Het denken mag zich nooit onderwerpen
Professor Loobuyck geeft toe op één punt af te wijken van de door Weber in zijn beroemde lezing van 1919 gestelde standaard van strikte scheiding tussen descriptieve en normatieve stellingen, namelijk bij het uiteenzetten van zijn maatschappijbeeld. Hij zegt in het auditorium ‘het samenleven op basis van grondrechten, scheiding tussen kerk en staat en liberaal-democratische rechtsbeginselen’ te verdedigen. Gesteld dat het eerlijk zou zijn tegenover de leerlingen hun aandacht te gebruiken voor persoonlijke doeleinden, hoeft professor Loobuycks verdediging van zijn ideaal geenszins een inbreuk te vormen op objectiviteit en neutraliteit. Zijn betoog dient echter wel gepresenteerd te worden als één van vele standpunten, weliswaar gesofisticeerd uiteengezet en ondersteund door goede argumenten, maar waarop inderdaad alternatieven bestaan. Hij dient die alternatieve standpunten eveneens ook aan bod te laten komen, samen met argumenten die door verdedigers ervan worden aangedragen.

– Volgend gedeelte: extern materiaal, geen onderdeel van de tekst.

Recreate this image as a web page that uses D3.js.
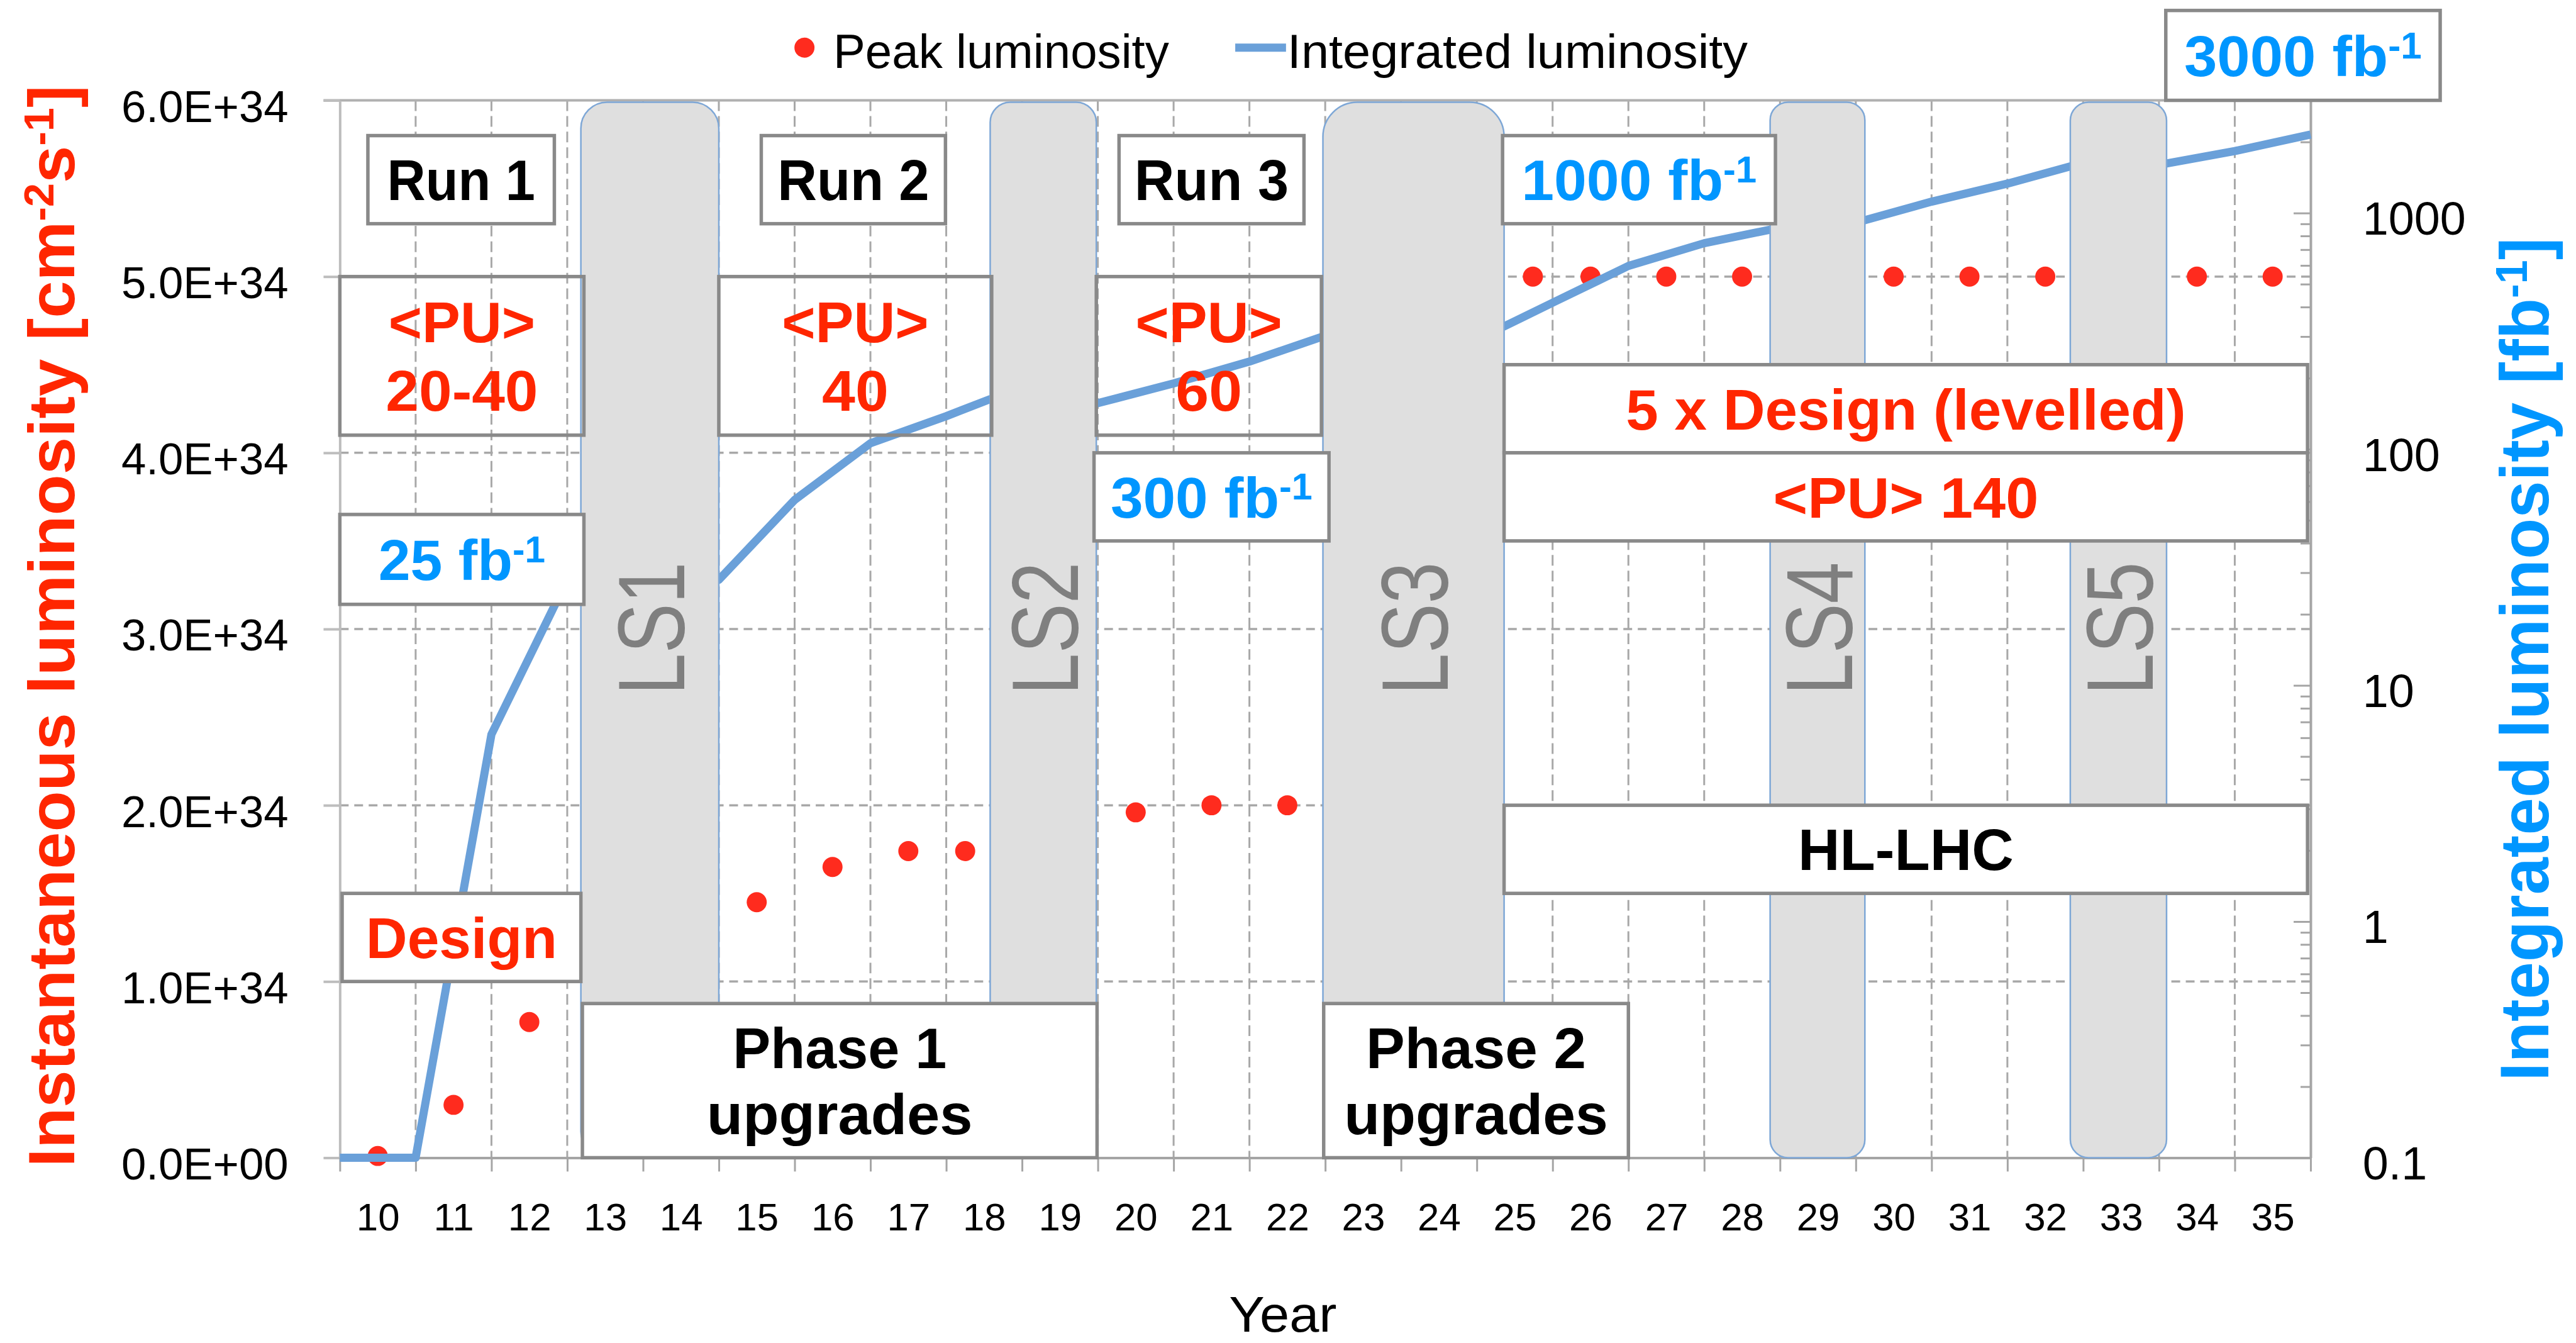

Professor Loobuyck lijkt verder te veronderstellen dat er maar één alternatief bestaat op democratie, namelijk totalitarisme, en dat dit de liefhebber van vrij onderzoek zou moeten motiveren om haar te verdedigen. Maar dit is een verdraaiing van de waarheid: er bestaan veel meer vormen van politieke organisatie die vrij spel laten aan wetenschappers. Denk bijvoorbeeld aan platonische aristocratie, confuciaanse monarchale meritocratie, verlicht despotisme, anarcho-communisme, etc. Door te postuleren dat alle wetenschappelijk ingestelde mensen vierkant achter de liberale democratie moeten staan worden de mogelijkheden voor de vrije gedachte in de morele en politieke filosofie dus drastisch ingeperkt, wat geenszins gezond lijkt. Immers, als het denken zich aan geen enkel dogma mag onderwerpen, dan lijkt het me dat dit even goed moet gelden voor de hedendaagse officiële leer.